A tiny UK-designed sensor which can detect an almost limitless range of
airborne chemicals could provide a low-cost alternative to existing
military technology.


A tiny UK-designed sensor which can detect an almost limitless range of airborne chemicals could provide a low-cost alternative to existing military technology.


Owlstone, the Cambridge University spin-out company responsible for the button-sized device, has received $2m (£1m) in venture capital to bring the technology to the market.


Billy Boyle, one of the company’s founders, said the sensors are smaller, cheaper and potentially more effective than any of today’s sensor systems used to detect chemical agents on the battlefield.


While many existing systems, such as carbon monoxide detectors, are designed to react to just one compound, Boyle said Owlstone’s device can gather information about all the chemicals in the air.


The sensor’s application is only limited by the software that it is linked to. ‘Each chemical has its own fingerprint, and we’re telling our computer to look for a different fingerprint — whether it’s sarin, mustard gas or compounds in breath to test for cancer,’ he said.
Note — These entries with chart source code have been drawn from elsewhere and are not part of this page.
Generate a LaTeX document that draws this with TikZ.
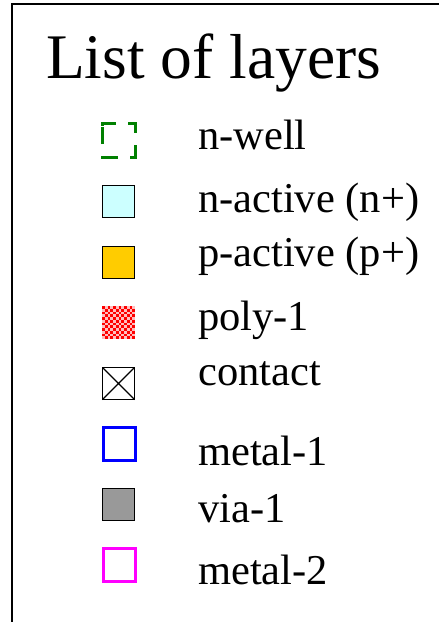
\documentclass[tikz,border=0pt]{standalone}
\usepackage{fontspec}
\setmainfont{Liberation Serif}
\definecolor{wellgreen}{RGB}{0,128,0}
\definecolor{nactfill}{RGB}{204,255,255}
\definecolor{pactfill}{RGB}{255,204,0}
\definecolor{viagray}{RGB}{153,153,153}
\definecolor{mtwo}{RGB}{255,0,255}
\definecolor{mone}{RGB}{0,0,255}
\begin{document}
\begin{tikzpicture}[x=1pt,y=-1pt,
  icon/.style={draw=black,line width=1.4pt},
  lbl/.style={anchor=base west,inner sep=0pt,font=\fontsize{42.5}{48}\selectfont},
  ttl/.style={anchor=base west,inner sep=0pt,font=\fontsize{63.5}{72}\selectfont}]
\useasboundingbox (0,0) rectangle (439,622);
% frame (right and bottom edges lie outside the page)
\coordinate (fl) at (12,622);
\coordinate (ftl) at (12,4);
\coordinate (ftr) at (439,4);
\draw[line width=1.5pt] (fl) -- (ftl) -- (ftr);
% title
\node[ttl] (title) at (46,78) {List of layers};
% n-well
\draw[draw=wellgreen,line width=3pt,dash pattern=on 17pt off 12pt]
  (102,126) -- (102,123) -- (135,123) -- (135,157) -- (102,157) -- cycle;
\node[lbl] (nwell) at (198,149) {n-well};
% n-active
\draw[icon,fill=nactfill] (102.5,185.5) rectangle (134.5,217.5);
\node[lbl] (nact) at (198,212) {n-active (n+)};
% p-active
\draw[icon,fill=pactfill] (102.5,246.5) rectangle (134.5,278.5);
\node[lbl] (pact) at (198,266) {p-active (p+)};
% poly-1: red checker
\fill[red!25] (102,306) rectangle (135,339);
\foreach \i in {0,...,11}{
  \foreach \j in {0,...,11}{
    \pgfmathparse{int(mod(\i+\j,2))}
    \ifnum\pgfmathresult=0
      \fill[red] (102+\i*2.75,306+\j*2.75) rectangle ++(2.75,2.75);
    \fi
  }
}
\node[lbl] (poly) at (198,330) {poly-1};
% contact
\draw[icon] (102.5,367.5) rectangle (134.5,399.5);
\draw[line width=1.4pt] (102.5,367.5) -- (134.5,399.5) (102.5,399.5) -- (134.5,367.5);
\node[lbl] (cont) at (198,385) {contact};
% metal-1
\draw[draw=mone,line width=3pt,fill=white] (103.5,427.5) rectangle (135.5,460.5);
\node[lbl] (m1) at (198,465) {metal-1};
% via-1
\draw[icon,fill=viagray] (102.5,488.5) rectangle (134.5,520.5);
\node[lbl] (via) at (198,522) {via-1};
% metal-2
\draw[draw=mtwo,line width=3pt,fill=white] (103.5,548.5) rectangle (135.5,581.5);
\node[lbl] (m2) at (198,584) {metal-2};
\end{tikzpicture}
\end{document}
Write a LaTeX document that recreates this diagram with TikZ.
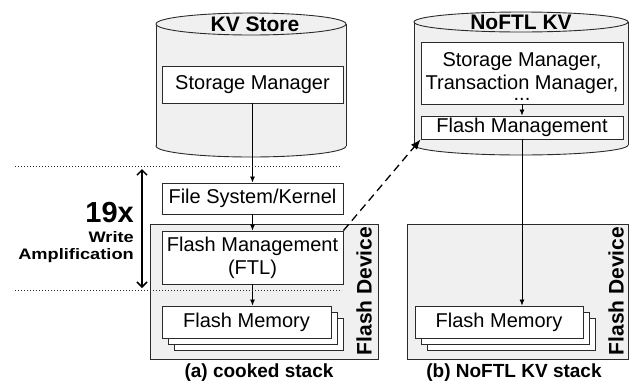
\documentclass[tikz,border=0pt]{standalone}
\usepackage{fontspec}
\setmainfont{Liberation Sans}
\newfontfamily\widesans[FakeStretch=1.2]{Liberation Sans}
\usetikzlibrary{arrows.meta}
\definecolor{devfill}{HTML}{F0F0F0}
\definecolor{edgec}{HTML}{2A2A2A}
\begin{document}
\begin{tikzpicture}[x=1pt,y=-1pt,
  box/.style={draw=edgec, fill=white, line width=0.9pt, inner sep=0pt, align=center,
    font=\fontsize{20}{23}\selectfont},
  device/.style={draw=edgec, fill=devfill, line width=0.9pt},
  cyl/.style={draw=edgec, fill=devfill, line width=0.9pt},
  title/.style={font=\bfseries\fontsize{21}{24}\selectfont, inner sep=0pt},
  devlabel/.style={font=\bfseries\fontsize{21}{24}\selectfont, rotate=90, inner sep=0pt},
  caption/.style={font=\bfseries\fontsize{19}{22}\selectfont, inner sep=0pt},
  walabel/.style={anchor=base east, inner sep=0pt, font=\widesans\bfseries\fontsize{15.2}{17}\selectfont},
  flow/.style={draw=black, line width=0.8pt, -{Latex[length=6pt,width=5pt]}},
  sepline/.style={draw=edgec, line width=0.9pt, dash pattern=on 1pt off 2pt},
]
\useasboundingbox (0,0) rectangle (631,381);

% ---------- left cylinder ----------
\path[cyl] (251,146) ellipse [x radius=95, y radius=11];
\fill[devfill] (156,24) rectangle (346,146);
\draw[edgec, line width=0.9pt] (156,24) -- (156,146) (346,24) -- (346,146);
\path[cyl] (251,24) ellipse [x radius=95, y radius=11];
\node[title] (kvt) at (255,24) {KV Store};

% ---------- right cylinder ----------
\path[cyl] (521,145) ellipse [x radius=107, y radius=10];
\fill[devfill] (414,22) rectangle (628,145);
\draw[edgec, line width=0.9pt] (414,22) -- (414,145) (628,22) -- (628,145);
\path[cyl] (521,22) ellipse [x radius=107, y radius=10];
\node[title] (nkvt) at (521,22) {NoFTL KV};

% ---------- flash devices ----------
\path[device] (150,224) rectangle (378,359);
\path[device] (407,224) rectangle (628,359);
\node[devlabel] (devl) at (364,291) {Flash Device};
\node[devlabel] (devr) at (616,291) {Flash Device};

% ---------- left stack ----------
\node[box, minimum width=181pt, minimum height=37pt] (sm) at (252.5,84.5) {Storage Manager};
\node[box, minimum width=181pt, minimum height=31pt] (fs) at (252.5,198.5) {File System/Kernel};
\node[box, minimum width=181pt, minimum height=53pt] (ftl) at (252.5,257.5) {Flash Management\\(FTL)};
\node[box, minimum width=169pt, minimum height=32pt] (fmemLc) at (258.5,334) {};
\node[box, minimum width=169pt, minimum height=32pt] (fmemLb) at (252.5,328) {};
\node[box, minimum width=169pt, minimum height=32pt] (fmemL) at (246.5,322) {Flash Memory};

\draw[flow] (sm.south) -- (fs.north);
\draw[flow] (fs.south) -- (ftl.north);
\draw[flow] (ftl.south) -- (ftl.south |- fmemL.north);

% ---------- right stack ----------
\node[box, minimum width=202pt, minimum height=62pt] (smtm) at (522,73)
  {\rule{0pt}{20pt}Storage Manager,\\Transaction Manager,\\[-12pt]...};
\node[box, minimum width=202pt, minimum height=23pt] (fm2) at (522,127.5) {Flash Management};
\node[box, minimum width=168pt, minimum height=32pt] (fmemRc) at (511,334) {};
\node[box, minimum width=168pt, minimum height=32pt] (fmemRb) at (505,328) {};
\node[box, minimum width=168pt, minimum height=32pt] (fmemR) at (499,322) {Flash Memory};

\draw[flow] (smtm.south) -- (fm2.north);
\draw[flow] (fm2.south) -- (fm2.south |- fmemR.north);

% ---------- dashed link ----------
\draw[black, line width=1.3pt, dash pattern=on 8pt off 5pt, -{Latex[length=10pt,width=8pt]}]
  (ftl.north east) -- (fm2.south west);

% ---------- separators and write amplification ----------
\coordinate (s1a) at (15,166);  \coordinate (s1b) at (342,166);
\coordinate (s2a) at (15,290);  \coordinate (s2b) at (342,290);
\path[sepline] (s1a) -- (s1b);
\path[sepline] (s2a) -- (s2b);
\coordinate (wa1) at (142,169); \coordinate (wa2) at (142,288);
\draw[black, line width=1.5pt, {Straight Barb[length=5pt,width=10pt]}-{Straight Barb[length=5pt,width=10pt]}] (wa1) -- (wa2);

\node[anchor=base east, inner sep=0pt, font=\bfseries\fontsize{29}{32}\selectfont] (wx) at (134,222) {19x};
\node[walabel] (wr) at (134,242) {Write};
\node[walabel] (am) at (134,259) {Amplification};

% ---------- captions ----------
\node[caption] (capa) at (259,373) {(a) cooked stack};
\node[caption] (capb) at (514,373) {(b) NoFTL KV stack};
\end{tikzpicture}
\end{document}
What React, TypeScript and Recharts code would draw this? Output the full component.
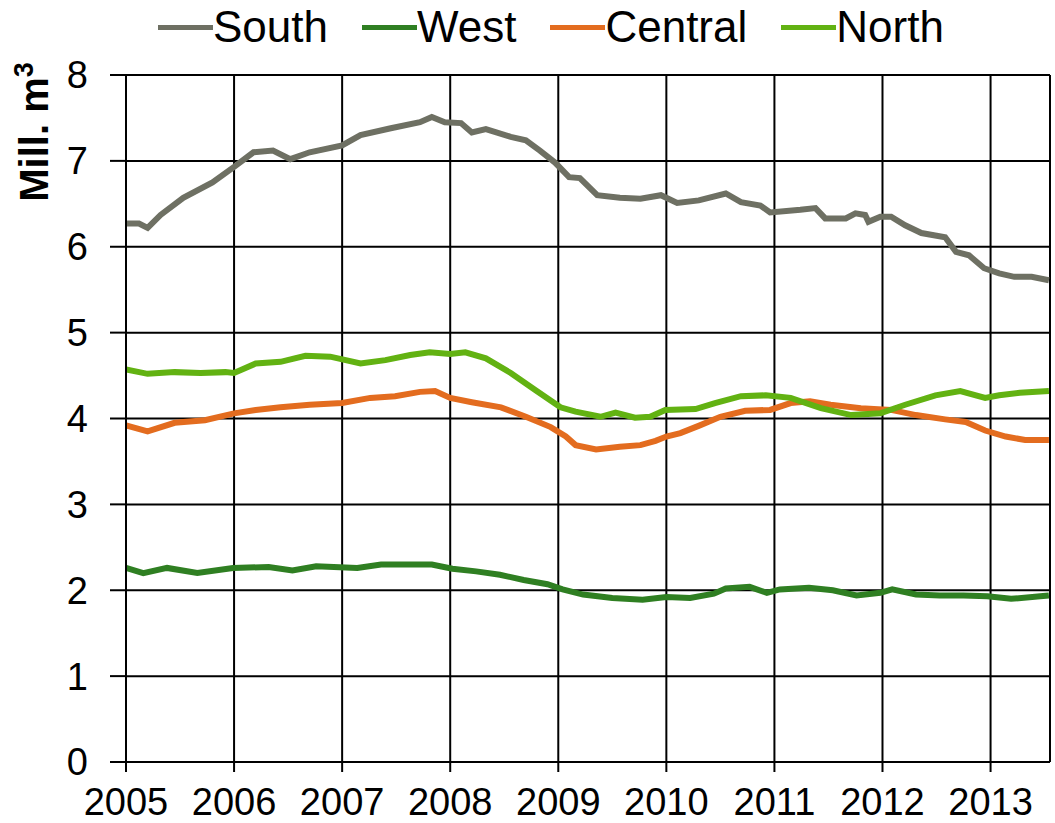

Boyle said the military has similar technology, but its devices are ‘around the size of a ghetto blaster’ and cost around £10,000.


‘Ours is a hundred times smaller and a thousand times cheaper,’ he said. The key to the dramatically reduced size and cost is the use of nanofabrication techniques borrowed from the semiconductor industry. While existing systems take weeks to assemble by hand, Owlstone’s engineers produce thousands of sensors at a time. In anticipation of further scaling up of production, the company has signed a deal with an unnamed UK nanofabrication facility.


Conversations with Dstl and interest from systems developers indicate a promising future for the technology, claimed Boyle. Initial applications are likely to be in the military arena, but Boyle said that in the longer term the devices could be used to increase safety on public transport, or to form the basis of highly sensitive next-generation home smoke detectors.